### The data

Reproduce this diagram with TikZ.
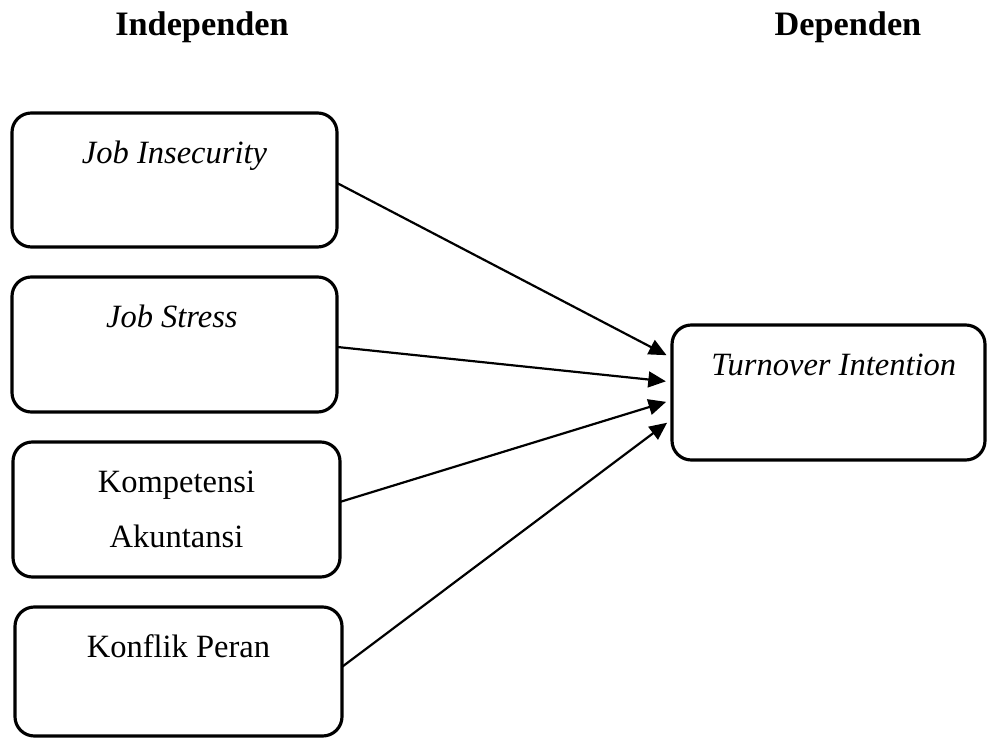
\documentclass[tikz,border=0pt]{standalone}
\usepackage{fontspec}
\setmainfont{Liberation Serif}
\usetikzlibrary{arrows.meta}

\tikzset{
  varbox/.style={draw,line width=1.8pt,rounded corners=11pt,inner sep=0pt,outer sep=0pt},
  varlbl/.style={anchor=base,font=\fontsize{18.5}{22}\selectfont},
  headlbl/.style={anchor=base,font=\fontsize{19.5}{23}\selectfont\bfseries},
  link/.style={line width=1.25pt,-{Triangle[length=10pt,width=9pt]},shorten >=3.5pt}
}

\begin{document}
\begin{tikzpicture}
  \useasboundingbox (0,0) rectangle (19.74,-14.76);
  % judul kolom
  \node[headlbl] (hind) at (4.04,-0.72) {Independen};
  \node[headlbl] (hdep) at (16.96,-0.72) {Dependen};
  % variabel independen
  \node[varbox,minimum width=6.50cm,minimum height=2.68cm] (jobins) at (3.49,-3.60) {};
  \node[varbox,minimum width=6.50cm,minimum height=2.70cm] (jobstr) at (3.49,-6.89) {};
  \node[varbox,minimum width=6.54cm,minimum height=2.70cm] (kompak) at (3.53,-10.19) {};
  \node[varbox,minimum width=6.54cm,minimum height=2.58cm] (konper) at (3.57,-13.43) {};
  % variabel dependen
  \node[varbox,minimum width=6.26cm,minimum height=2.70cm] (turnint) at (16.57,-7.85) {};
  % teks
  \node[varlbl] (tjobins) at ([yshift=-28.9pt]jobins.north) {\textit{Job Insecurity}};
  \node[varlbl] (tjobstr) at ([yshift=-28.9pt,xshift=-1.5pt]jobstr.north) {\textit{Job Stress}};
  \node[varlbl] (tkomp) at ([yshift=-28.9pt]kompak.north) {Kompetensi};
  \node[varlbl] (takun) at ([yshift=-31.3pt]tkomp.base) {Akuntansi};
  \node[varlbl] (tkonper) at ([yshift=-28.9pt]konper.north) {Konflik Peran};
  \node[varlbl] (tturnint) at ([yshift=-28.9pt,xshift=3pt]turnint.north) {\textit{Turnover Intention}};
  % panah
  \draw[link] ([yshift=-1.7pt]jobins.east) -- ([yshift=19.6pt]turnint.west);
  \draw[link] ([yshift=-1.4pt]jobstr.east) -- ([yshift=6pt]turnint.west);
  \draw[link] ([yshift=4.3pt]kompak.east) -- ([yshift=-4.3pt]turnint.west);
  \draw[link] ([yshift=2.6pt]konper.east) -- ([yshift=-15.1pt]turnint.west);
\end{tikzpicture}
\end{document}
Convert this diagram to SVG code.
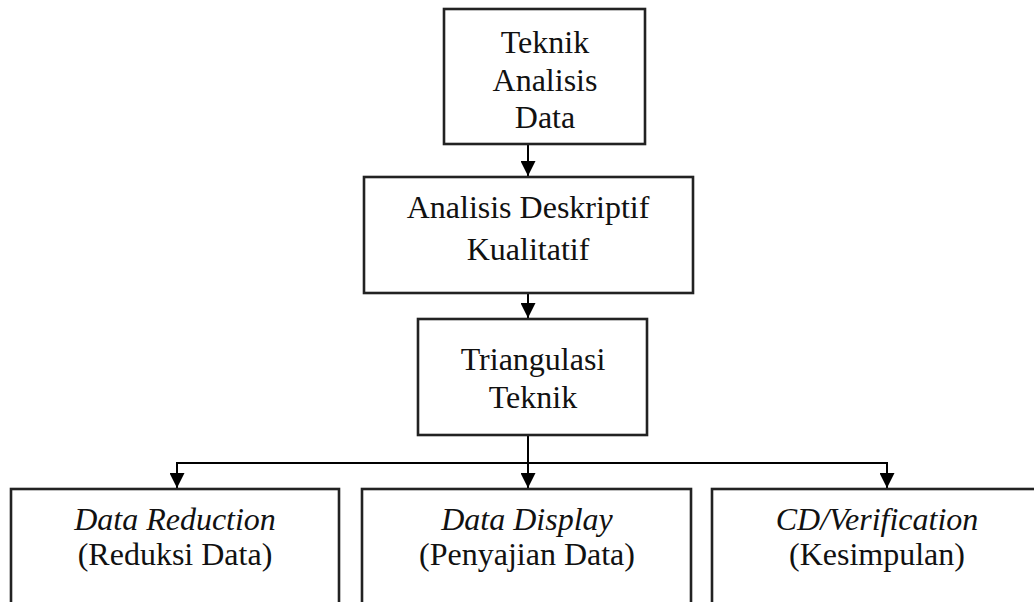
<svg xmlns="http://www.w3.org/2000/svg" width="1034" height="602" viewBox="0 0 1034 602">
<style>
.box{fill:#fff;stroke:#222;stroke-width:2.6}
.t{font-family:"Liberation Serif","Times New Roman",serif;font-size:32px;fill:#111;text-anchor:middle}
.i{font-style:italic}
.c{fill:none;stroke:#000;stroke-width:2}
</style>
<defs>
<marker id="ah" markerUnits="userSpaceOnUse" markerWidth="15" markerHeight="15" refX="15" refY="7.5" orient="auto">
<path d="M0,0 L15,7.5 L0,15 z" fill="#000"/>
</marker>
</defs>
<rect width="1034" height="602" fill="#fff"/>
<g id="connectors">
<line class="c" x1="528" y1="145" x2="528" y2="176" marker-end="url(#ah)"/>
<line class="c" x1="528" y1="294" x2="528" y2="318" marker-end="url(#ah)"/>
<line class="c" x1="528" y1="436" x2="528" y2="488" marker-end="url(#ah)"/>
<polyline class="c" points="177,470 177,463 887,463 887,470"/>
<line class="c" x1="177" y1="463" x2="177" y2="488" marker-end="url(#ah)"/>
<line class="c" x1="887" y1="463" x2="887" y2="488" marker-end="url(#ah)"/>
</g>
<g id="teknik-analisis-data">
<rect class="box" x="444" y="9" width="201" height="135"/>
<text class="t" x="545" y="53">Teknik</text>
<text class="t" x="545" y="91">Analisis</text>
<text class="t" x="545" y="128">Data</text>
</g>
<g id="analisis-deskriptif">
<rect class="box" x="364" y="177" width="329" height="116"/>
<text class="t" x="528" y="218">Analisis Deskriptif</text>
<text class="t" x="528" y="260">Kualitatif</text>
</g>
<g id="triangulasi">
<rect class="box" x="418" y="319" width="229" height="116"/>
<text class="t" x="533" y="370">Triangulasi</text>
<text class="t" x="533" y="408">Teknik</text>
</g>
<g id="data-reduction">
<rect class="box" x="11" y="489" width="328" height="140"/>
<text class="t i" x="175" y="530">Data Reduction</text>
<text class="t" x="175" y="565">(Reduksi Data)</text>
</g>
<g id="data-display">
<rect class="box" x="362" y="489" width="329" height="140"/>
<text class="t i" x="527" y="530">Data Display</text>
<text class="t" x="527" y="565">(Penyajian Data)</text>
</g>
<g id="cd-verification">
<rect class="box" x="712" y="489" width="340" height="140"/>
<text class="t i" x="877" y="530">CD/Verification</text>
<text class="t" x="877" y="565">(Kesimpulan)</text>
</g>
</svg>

### Exercise brief
Of the lines in the data above, how many contain the word "this"? Give only that figure.

### Result of the task
2